A selection of Julia's cricketing knickknacks.

Julia’s foray into collecting cricket memorabilia started when she decided to put to good use her small earnings from supplying cricket scores and reports to the local newspaper.

Her home is now crammed with framed cricket bats, statues, photographs, commemorative plates, caps and tea towels from all around the world.

She even has a dozen brass heads of cricket greats hidden away in a cupboard because she doesn’t have room to display them.

One bat she owns has the signatures from the Knights of Cricket – Sir Donald Bradman, Sir Richard Hadlee, Sir Colin Cowdrey, Sir Garfield Sobers, Sir Clyde Walcott and Sir Everton Weekes.

Another she recently bought belonged to Sutherland junior Steve Smith, who went on to become one of the best batsmen in the world.

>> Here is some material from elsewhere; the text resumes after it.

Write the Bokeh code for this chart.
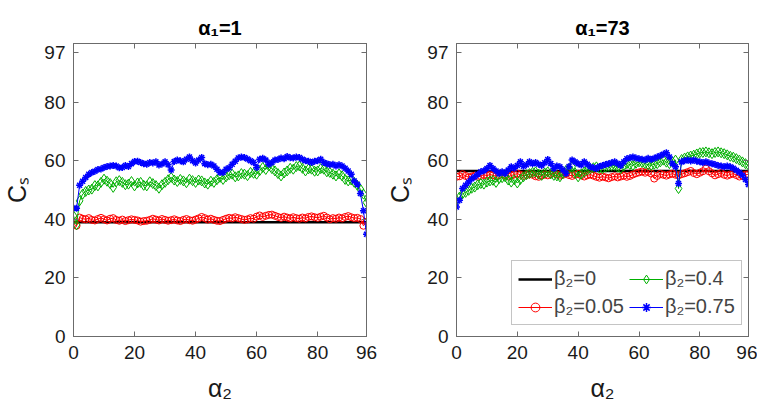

“He was a real scallywag when he was young,” she says.

But the most interesting bat is signed by former Australian captain Michael Clark.

“I bid for it at an AGM and was just about to take it home when I noticed something unusual; – the misspelling of his name – it’s written as Micheal. He said to me at the time: ‘Don’t worry, I’ve only ever had two of them [with the misspelling] and I’ve got the other one – it is in my shed!’.”

“Everyone tells me the bat’s more valuable with the misspelling.”

Julia’s other passion is putting together cricket-themed jigsaws, which she started after her stroke, as a form of rehabilitation.

“I had the jigsaw on the kitchen bench and when the carers came they helped me do a few pieces at a time. They were so good to me.”

She’s now completed nine jigsaws, which she frames and mounts on her walls.

“My cricketing journey has been amazing since my father inspired my love of the game. It’s unusual for a female to be so absorbed in the game, but that’s just how it has been.

“When I retired from RPA they gave me a Don Bradman statue – forget about anything feminine for me!”

 

Julia’s most memorable Tests

  • The first tied Test, played between the West Indies and Australia at the Brisbane Cricket Ground, “the Gabba”, in 1960. A tie occurs when the side batting second is bowled out in the fourth innings, with the scores level. Only two tied Tests have occurred in the history of cricket.
  • The Centenary Test between England and Australia, played in March 1977 to commemorate the first Test match in 1877. Both the 1877 and 1977 matches were played at the Melbourne Cricket Ground. Remarkably, Australia won both matches by exactly the same margin, 45 runs.